* [WHAT THIS TASK INVOLVES]: Write out the whole listing, matching it exactly.

* [COLLECTED DATA]:
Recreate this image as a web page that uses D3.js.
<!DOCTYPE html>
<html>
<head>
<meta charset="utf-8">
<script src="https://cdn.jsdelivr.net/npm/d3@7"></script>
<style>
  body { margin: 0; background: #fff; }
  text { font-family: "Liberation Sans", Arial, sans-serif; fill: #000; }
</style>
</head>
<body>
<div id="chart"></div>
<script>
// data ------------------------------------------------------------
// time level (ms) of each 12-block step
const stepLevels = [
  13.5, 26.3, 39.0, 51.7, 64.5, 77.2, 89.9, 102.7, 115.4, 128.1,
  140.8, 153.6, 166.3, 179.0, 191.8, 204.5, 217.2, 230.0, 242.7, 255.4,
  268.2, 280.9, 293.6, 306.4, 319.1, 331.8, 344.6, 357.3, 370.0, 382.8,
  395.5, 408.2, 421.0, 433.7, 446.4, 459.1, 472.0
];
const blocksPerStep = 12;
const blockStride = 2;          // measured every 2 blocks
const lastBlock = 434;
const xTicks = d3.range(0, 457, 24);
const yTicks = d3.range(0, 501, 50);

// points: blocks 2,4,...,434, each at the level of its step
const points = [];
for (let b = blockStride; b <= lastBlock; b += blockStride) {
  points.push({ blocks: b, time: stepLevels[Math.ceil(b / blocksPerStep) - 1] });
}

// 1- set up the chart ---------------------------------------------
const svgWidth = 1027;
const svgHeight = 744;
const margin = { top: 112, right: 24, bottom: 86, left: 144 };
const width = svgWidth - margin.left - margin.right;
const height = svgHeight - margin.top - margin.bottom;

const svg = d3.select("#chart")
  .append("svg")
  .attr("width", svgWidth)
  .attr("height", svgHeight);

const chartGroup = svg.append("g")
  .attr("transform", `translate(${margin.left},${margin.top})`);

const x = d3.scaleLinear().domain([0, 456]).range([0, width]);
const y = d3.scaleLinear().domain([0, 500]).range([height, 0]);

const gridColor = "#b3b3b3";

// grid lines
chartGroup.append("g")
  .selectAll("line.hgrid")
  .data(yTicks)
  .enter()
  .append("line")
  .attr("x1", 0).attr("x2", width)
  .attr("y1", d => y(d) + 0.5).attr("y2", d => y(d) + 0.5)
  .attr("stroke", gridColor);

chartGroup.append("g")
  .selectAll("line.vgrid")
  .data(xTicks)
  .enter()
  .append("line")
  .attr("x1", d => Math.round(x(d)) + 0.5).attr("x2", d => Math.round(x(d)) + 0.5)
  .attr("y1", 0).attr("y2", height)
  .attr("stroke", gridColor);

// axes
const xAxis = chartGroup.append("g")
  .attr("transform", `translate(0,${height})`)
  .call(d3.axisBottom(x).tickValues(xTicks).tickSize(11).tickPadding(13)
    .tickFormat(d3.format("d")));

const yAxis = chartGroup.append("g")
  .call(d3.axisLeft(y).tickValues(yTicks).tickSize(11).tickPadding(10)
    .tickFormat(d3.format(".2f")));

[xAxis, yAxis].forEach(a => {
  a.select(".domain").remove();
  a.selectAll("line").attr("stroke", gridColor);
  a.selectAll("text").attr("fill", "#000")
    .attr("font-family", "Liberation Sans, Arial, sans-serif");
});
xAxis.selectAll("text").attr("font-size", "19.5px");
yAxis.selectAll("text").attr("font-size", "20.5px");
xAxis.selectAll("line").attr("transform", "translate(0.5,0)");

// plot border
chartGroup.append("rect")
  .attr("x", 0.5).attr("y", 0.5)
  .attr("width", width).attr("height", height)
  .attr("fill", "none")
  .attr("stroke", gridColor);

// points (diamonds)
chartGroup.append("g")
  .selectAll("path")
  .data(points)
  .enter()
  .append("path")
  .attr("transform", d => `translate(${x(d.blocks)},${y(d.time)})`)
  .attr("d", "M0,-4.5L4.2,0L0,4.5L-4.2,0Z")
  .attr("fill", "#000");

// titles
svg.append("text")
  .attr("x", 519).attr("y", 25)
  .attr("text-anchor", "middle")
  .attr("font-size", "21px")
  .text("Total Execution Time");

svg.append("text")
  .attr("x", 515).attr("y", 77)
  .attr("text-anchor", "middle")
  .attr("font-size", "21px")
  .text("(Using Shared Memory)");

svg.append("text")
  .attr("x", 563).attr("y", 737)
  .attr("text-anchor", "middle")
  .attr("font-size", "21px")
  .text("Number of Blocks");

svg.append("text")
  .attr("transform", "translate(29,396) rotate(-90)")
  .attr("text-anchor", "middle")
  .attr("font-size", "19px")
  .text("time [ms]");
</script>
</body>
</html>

* [EXERCISE RESULT]:
Recreate this image as a web page that uses D3.js.
<!DOCTYPE html>
<html>
<head>
<meta charset="utf-8">
<script src="https://cdn.jsdelivr.net/npm/d3@7"></script>
<style>
  body { margin: 0; background: #fff; }
  text { font-family: "Liberation Sans", Arial, sans-serif; fill: #000; }
</style>
</head>
<body>
<div id="chart"></div>
<script>
// data ------------------------------------------------------------
// time level (ms) of each 12-block step
const stepLevels = [
  13.5, 26.3, 39.0, 51.7, 64.5, 77.2, 89.9, 102.7, 115.4, 128.1,
  140.8, 153.6, 166.3, 179.0, 191.8, 204.5, 217.2, 230.0, 242.7, 255.4,
  268.2, 280.9, 293.6, 306.4, 319.1, 331.8, 344.6, 357.3, 370.0, 382.8,
  395.5, 408.2, 421.0, 433.7, 446.4, 459.1, 472.0
];
const blocksPerStep = 12;
const blockStride = 2;          // measured every 2 blocks
const lastBlock = 434;
const xTicks = d3.range(0, 457, 24);
const yTicks = d3.range(0, 501, 50);

// points: blocks 2,4,...,434, each at the level of its step
const points = [];
for (let b = blockStride; b <= lastBlock; b += blockStride) {
  points.push({ blocks: b, time: stepLevels[Math.ceil(b / blocksPerStep) - 1] });
}

// 1- set up the chart ---------------------------------------------
const svgWidth = 1027;
const svgHeight = 744;
const margin = { top: 112, right: 24, bottom: 86, left: 144 };
const width = svgWidth - margin.left - margin.right;
const height = svgHeight - margin.top - margin.bottom;

const svg = d3.select("#chart")
  .append("svg")
  .attr("width", svgWidth)
  .attr("height", svgHeight);

const chartGroup = svg.append("g")
  .attr("transform", `translate(${margin.left},${margin.top})`);

const x = d3.scaleLinear().domain([0, 456]).range([0, width]);
const y = d3.scaleLinear().domain([0, 500]).range([height, 0]);

const gridColor = "#b3b3b3";

// grid lines
chartGroup.append("g")
  .selectAll("line.hgrid")
  .data(yTicks)
  .enter()
  .append("line")
  .attr("x1", 0).attr("x2", width)
  .attr("y1", d => y(d) + 0.5).attr("y2", d => y(d) + 0.5)
  .attr("stroke", gridColor);

chartGroup.append("g")
  .selectAll("line.vgrid")
  .data(xTicks)
  .enter()
  .append("line")
  .attr("x1", d => Math.round(x(d)) + 0.5).attr("x2", d => Math.round(x(d)) + 0.5)
  .attr("y1", 0).attr("y2", height)
  .attr("stroke", gridColor);

// axes
const xAxis = chartGroup.append("g")
  .attr("transform", `translate(0,${height})`)
  .call(d3.axisBottom(x).tickValues(xTicks).tickSize(11).tickPadding(13)
    .tickFormat(d3.format("d")));

const yAxis = chartGroup.append("g")
  .call(d3.axisLeft(y).tickValues(yTicks).tickSize(11).tickPadding(10)
    .tickFormat(d3.format(".2f")));

[xAxis, yAxis].forEach(a => {
  a.select(".domain").remove();
  a.selectAll("line").attr("stroke", gridColor);
  a.selectAll("text").attr("fill", "#000")
    .attr("font-family", "Liberation Sans, Arial, sans-serif");
});
xAxis.selectAll("text").attr("font-size", "19.5px");
yAxis.selectAll("text").attr("font-size", "20.5px");
xAxis.selectAll("line").attr("transform", "translate(0.5,0)");

// plot border
chartGroup.append("rect")
  .attr("x", 0.5).attr("y", 0.5)
  .attr("width", width).attr("height", height)
  .attr("fill", "none")
  .attr("stroke", gridColor);

// points (diamonds)
chartGroup.append("g")
  .selectAll("path")
  .data(points)
  .enter()
  .append("path")
  .attr("transform", d => `translate(${x(d.blocks)},${y(d.time)})`)
  .attr("d", "M0,-4.5L4.2,0L0,4.5L-4.2,0Z")
  .attr("fill", "#000");

// titles
svg.append("text")
  .attr("x", 519).attr("y", 25)
  .attr("text-anchor", "middle")
  .attr("font-size", "21px")
  .text("Total Execution Time");

svg.append("text")
  .attr("x", 515).attr("y", 77)
  .attr("text-anchor", "middle")
  .attr("font-size", "21px")
  .text("(Using Shared Memory)");

svg.append("text")
  .attr("x", 563).attr("y", 737)
  .attr("text-anchor", "middle")
  .attr("font-size", "21px")
  .text("Number of Blocks");

svg.append("text")
  .attr("transform", "translate(29,396) rotate(-90)")
  .attr("text-anchor", "middle")
  .attr("font-size", "19px")
  .text("time [ms]");
</script>
</body>
</html>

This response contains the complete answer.